Your employer may also offer you benefits when you lose your job. They may call it a severance package, severance agreement or retiring allowance.
How much severance pay you may receive
The federal, provincial and territorial governments make regulations about severance pay. In some cases, you may not be eligible for severance pay. For example, you may not be eligible if you’ve worked for your employer for only a short time.
To find out what severance pay to expect, review documents that outline your salary and terms of dismissal.
These documents may include:
- a letter of offer you received when you first started your job
- an employee handbook
The amount of money you’ll receive depends on the following:
- regulations in your province or territory
- your union’s collective agreement
- your employment contract
- how long you worked for your employer
- why you lost your job
The federal government regulates certain industries, such as banks and air transportation. If you work in one of these industries, federal law will decide how much your employer may owe you.
Find out about labour regulations when you work in a federally regulated industry.
Review a list of federally regulated industries and contacts for provincial and territorial ministries of labour.
Consider your severance package options
Before you get your severance pay, you’ll need to sign an agreement that contains the details of the severance pay or package. Read the agreement carefully before signing it.
You’ll usually have time to review the severance agreement in detail. Speak with a lawyer if you have any questions or concerns.
Your agreement should identify how much you’ll get in severance pay and how much you have in your pension.
Your severance agreement may include benefits. For example, your employer may offer you help finding a new job.
For every benefit your employer offers you, make sure you understand the following:
- what your employer will cover as part of the severance package
- how long coverage will last
- what fees or premiums you’ll need to pay to get coverage
How you’ll receive your severance pay
Your employer will provide your severance pay in one of the following ways:
- as a lump-sum payment
- as a salary continuance. This means that your regular pay and benefits continue for a limited time after you lose your job
- as deferred payments. This means that you’ll receive your severance pay over several years
In some cases, your employer will let you choose how you get paid.
How your employer pays your severance pay may affect Employment Insurance (EI) benefit payments.
Learn more about Employment Insurance benefits.
Paying income tax on your severance pay
You must pay income tax on severance pay.
How much tax you pay depends in part on how your employer pays your severance pay. For example, you may pay less tax if you get a salary continuance instead of as a lump-sum payment.
Paying income tax on lump-sum severance payments
If you get your severance pay as a lump sum payment, your employer will deduct the income tax.
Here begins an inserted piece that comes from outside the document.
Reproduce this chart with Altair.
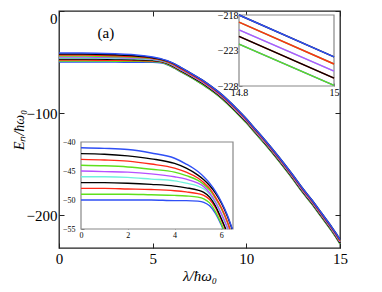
import altair as alt
import pandas as pd

# ---------------- data ----------------
levels = ["n0", "n1", "n2", "n3", "n4", "n5", "n6", "n7", "n8", "n9"]
level_colors = ["#2f4ff5", "#5fe01c", "#ff2a18", "#000000", "#6ff2dc",
                "#b650ff", "#5fe01c", "#ff2a18", "#000000", "#2f4ff5"]
pair_of_level = [0, 0, 1, 1, 2, 2, 3, 3, 4, 4]

lam_low = [0, 1, 2, 3, 4, 4.5, 5, 5.25, 5.5, 5.75, 6, 6.25, 6.5]
E_n0 = [-50.0, -50.0, -50.0, -50.0, -50.1, -50.1, -50.2, -50.4, -51.0, -52.3, -54.3, -56.8, -59.5]
E_n1 = [-49.0, -49.0, -49.0, -49.1, -49.2, -49.3, -49.5, -49.8, -50.5, -52.0, -54.1, -56.6, -59.3]
E_n2 = [-48.0, -48.0, -48.1, -48.2, -48.4, -48.6, -48.9, -49.2, -49.9, -51.3, -53.4, -55.8, -58.5]
E_n3 = [-47.0, -47.0, -47.1, -47.3, -47.6, -47.9, -48.3, -48.7, -49.5, -51.0, -53.2, -55.6, -58.3]
E_n4 = [-46.0, -46.0, -46.1, -46.4, -46.7, -47.1, -47.6, -48.1, -49.0, -50.5, -52.5, -54.8, -57.5]
E_n5 = [-45.0, -45.1, -45.2, -45.5, -46.0, -46.4, -47.1, -47.7, -48.8, -50.3, -52.3, -54.6, -57.3]
E_n6 = [-44.0, -44.1, -44.3, -44.7, -45.2, -45.8, -46.6, -47.3, -48.3, -49.7, -51.5, -53.8, -56.5]
E_n7 = [-43.0, -43.1, -43.3, -43.8, -44.5, -45.2, -46.2, -47.0, -48.0, -49.5, -51.3, -53.6, -56.3]
E_n8 = [-42.0, -42.1, -42.4, -42.9, -43.7, -44.5, -45.7, -46.5, -47.5, -48.8, -50.5, -52.7, -55.4]
E_n9 = [-41.0, -41.1, -41.3, -41.9, -42.8, -43.8, -45.1, -46.0, -47.1, -48.5, -50.3, -52.5, -55.2]
E_low = [E_n0, E_n1, E_n2, E_n3, E_n4, E_n5, E_n6, E_n7, E_n8, E_n9]

# lambda where each level leaves the lower inset (E = -55)
inset_exit_lam = [6.08, 6.09, 6.17, 6.19, 6.27, 6.29, 6.36, 6.37, 6.46, 6.47]
inset_exit_E = -55

tail_lam = [7, 7.5, 8, 8.5, 9, 9.5, 10, 10.5, 11, 11.5, 12, 12.5, 13, 13.5, 14, 14.5, 14.8, 15]
tail_pair0 = [-64.5, -70, -76, -83, -91, -100, -109.5, -120, -130.5, -141.5, -153, -165, -177.5, -189, -201.5, -214, -222.1, -227.9]
tail_pair1 = [-63.5, -69, -75, -82, -90, -99, -108.5, -119, -129.5, -140.5, -152, -164, -176.5, -188, -200.5, -213, -221.0, -226.9]
tail_pair2 = [-62.5, -68, -74, -81, -89, -98, -107.5, -118, -128.5, -139.5, -151, -163, -175.5, -187, -199.5, -212, -220.1, -225.9]
tail_pair3 = [-61.5, -67, -73, -80, -88, -97, -106.5, -117, -127.5, -138.5, -150, -162, -174.5, -186, -198.5, -211, -219.0, -224.9]
tail_pair4 = [-60.5, -66, -72, -79, -87, -96, -105.5, -116, -126.5, -137.5, -149, -161, -173.5, -185, -197.5, -210, -218.0, -223.9]
tails = [tail_pair0, tail_pair1, tail_pair2, tail_pair3, tail_pair4]

main_x_ticks = [0, 5, 10, 15]
main_y_ticks = [0, -100, -200]
main_x_domain = [0, 15]
main_y_domain = [-232, 0]

insetA_x_domain = [0, 6.5]
insetA_y_domain = [-55, -40]
insetA_x_ticks = [0, 2, 4, 6]
insetA_y_ticks = [-55, -50, -45, -40]

insetB_x_domain = [14.8, 15]
insetB_y_domain = [-228, -218]
insetB_x_ticks = [14.8, 15]
insetB_y_ticks = [-228, -223, -218]

label_text = ["(a)"]
label_lam = [2.5]
label_E = [-21.5]

# ---------------- layout constants ----------------
W, H = 281, 237
insA_x_range = [22, 174]
insA_y_range = [218, 131]
insB_x_range = [180, 275]
insB_y_range = [75, 4]
FONT = "Liberation Serif"

# ---------------- tables ----------------
main_rows, insA_rows, insB_rows = [], [], []
for i, lev in enumerate(levels):
    for lam, e in zip(lam_low, E_low[i]):
        main_rows.append({"level": lev, "lam": lam, "E": e})
        if e >= insetA_y_domain[0]:
            insA_rows.append({"level": lev, "lam": lam, "E": e})
    insA_rows.append({"level": lev, "lam": inset_exit_lam[i], "E": inset_exit_E})
    for lam, e in zip(tail_lam, tails[pair_of_level[i]]):
        main_rows.append({"level": lev, "lam": lam, "E": e})
        if lam >= insetB_x_domain[0]:
            insB_rows.append({"level": lev, "lam": lam, "E": e})

main_df = pd.DataFrame(main_rows)
insA_df = pd.DataFrame(insA_rows)
insB_df = pd.DataFrame(insB_rows)
label_df = pd.DataFrame({"t": label_text, "lam": label_lam, "E": label_E})

color = alt.Color("level:N", scale=alt.Scale(domain=levels, range=level_colors), legend=None)

# ---------------- main plot ----------------
main_x = alt.X("lam:Q", scale=alt.Scale(domain=main_x_domain, nice=False, zero=False),
               axis=alt.Axis(orient="bottom", values=main_x_ticks, format="~f", offset=-5,
                             tickSize=5, domain=False, labelPadding=3, labelFontSize=15,
                             labelFont=FONT, labelFlush=False,
                             title="λ/ħω₀", titleFont=FONT, titleFontSize=15,
                             titleFontStyle="italic", titleFontWeight="normal",
                             titlePadding=2, tickColor="#222"))
main_y = alt.Y("E:Q", scale=alt.Scale(domain=main_y_domain, nice=False, zero=False),
               axis=alt.Axis(orient="left", values=main_y_ticks, format="~f", offset=-5,
                             tickSize=5, domain=False, labelPadding=2, labelFontSize=15,
                             labelFont=FONT, labelFlush=True,
                             title="Eₙ/ħω₀", titleFont=FONT, titleFontSize=14,
                             titleFontStyle="italic", titleFontWeight="normal",
                             titlePadding=0, tickColor="#222"))
main_lines = alt.Chart(main_df).mark_line(strokeWidth=1.5, interpolate="monotone").encode(
    x=main_x, y=main_y, color=color)

label = alt.Chart(label_df).mark_text(font=FONT, fontSize=15, align="center",
                                      baseline="middle", color="black").encode(
    x=alt.X("lam:Q", scale=alt.Scale(domain=main_x_domain, nice=False, zero=False),
            axis=alt.Axis(orient="top", values=main_x_ticks, labels=False, offset=-5,
                          tickSize=5, domain=False, title=None, tickColor="#222")),
    y=alt.Y("E:Q", scale=alt.Scale(domain=main_y_domain, nice=False, zero=False),
            axis=alt.Axis(orient="right", values=main_y_ticks, labels=False, offset=-5,
                          tickSize=5, domain=False, title=None, tickColor="#222")),
    text="t:N")


def inset(df, xdom, ydom, xr, yr, xticks, yticks, fsize, xpad, ypad):
    xaxis = alt.Axis(orient="bottom", values=xticks, format="~f", offset=-(H - yr[0]) - 3,
                     tickSize=3, domain=False, labelFontSize=fsize, labelPadding=xpad,
                     labelFont=FONT, labelFlush=False,
                     title=None, tickColor="#777")
    yaxis = alt.Axis(orient="left", values=yticks, format="~f", offset=-(xr[0] + 3),
                     tickSize=3, domain=False, labelFontSize=fsize, labelPadding=ypad,
                     labelFont=FONT, labelFlush=False,
                     title=None, tickColor="#777")
    xs = alt.Scale(domain=xdom, range=xr, nice=False, zero=False)
    ys = alt.Scale(domain=ydom, range=yr, nice=False, zero=False)
    box_df = pd.DataFrame({"x0": [xdom[0]], "x1": [xdom[1]], "y0": [ydom[0]], "y1": [ydom[1]]})
    box = alt.Chart(box_df).mark_rect(fill="white", stroke="#888888", strokeWidth=1.2).encode(
        x=alt.X("x0:Q", scale=xs, axis=xaxis), x2="x1:Q",
        y=alt.Y("y0:Q", scale=ys, axis=yaxis), y2="y1:Q")
    lines = alt.Chart(df).mark_line(strokeWidth=1.4, interpolate="monotone").encode(
        x=alt.X("lam:Q", scale=xs, axis=xaxis),
        y=alt.Y("E:Q", scale=ys, axis=yaxis),
        color=color)
    return alt.layer(box, lines)


insetA = inset(insA_df, insetA_x_domain, insetA_y_domain, insA_x_range, insA_y_range,
               insetA_x_ticks, insetA_y_ticks, 8, 2, 6)
insetB = inset(insB_df, insetB_x_domain, insetB_y_domain, insB_x_range, insB_y_range,
               insetB_x_ticks, insetB_y_ticks, 10, 1, 1)

chart = alt.layer(main_lines, label, insetA, insetB).resolve_scale(
    x="independent", y="independent"
).properties(
    width=W, height=H,
    autosize=alt.AutoSizeParams(type="none"),
    padding={"left": 51, "top": 3, "right": 30, "bottom": 36},
).configure_view(
    stroke="#222222", strokeWidth=1.3
).configure_axis(
    grid=False, labelFont=FONT, titleFont=FONT, labelColor="black", titleColor="black"
)

chart.save("out.html", embed_options={"renderer": "svg", "actions": False})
The amount of tax depends on the province or territory you live in and the total amount of severance pay. Your employer won’t deduct Canada Pension Plan (CPP) contributions, Quebec Pension Plan (QPP) contributions and EI premiums.
Find out how much tax your employer must withhold from lump-sum payments.
Lump-sum severance payments transferred directly into a Registered Retirement Savings Plan
Your employer may give you your severance pay as a lump-sum payment. In that case, you may ask them to transfer it directly to your Registered Retirement Savings Plan (RRSP). They may also transfer it to your Registered Pension Plan (RPP).
This means your employer won’t deduct income tax from the lump-sum payment. Instead, you’ll pay tax on the money when you take it out of your RRSP or RPP.
You must have enough RRSP contribution room available to transfer your severance pay directly into your RRSP. However, there is an exception for severance pay that applies to years worked before 1996. For that period, you can transfer up to $2000 per year directly into your RRSP without affecting your deduction limit.
Find out how to transfer your lump-sum payments to an RRSP or RPP.
Paying income tax when you get severance pay as a salary
In some cases, you’ll get your severance pay as a salary continuance. This means your regular pay and benefits will continue for a set period after you leave your job. You pay income tax on this type of severance payment like you would on regular employment income.
The usual income tax deductions apply, including:
- CPP or QPP contributions
- EI premiums
- RPP contributions
Paying income tax on deferred severance payments
Some employers may allow you to spread your severance pay over 2 or more years. You pay income tax only on the income you make in a given year. Spreading out your severance pay over several years may lower the amount of income tax you’ll owe each year.
If you have more than one source of income
You pay income tax on all the money you earn each year. You may have another source of income. In that case, you may owe more income tax than what your employer deducts from your severance pay.
Try to set aside enough money to pay any additional income taxes when getting a severance pay.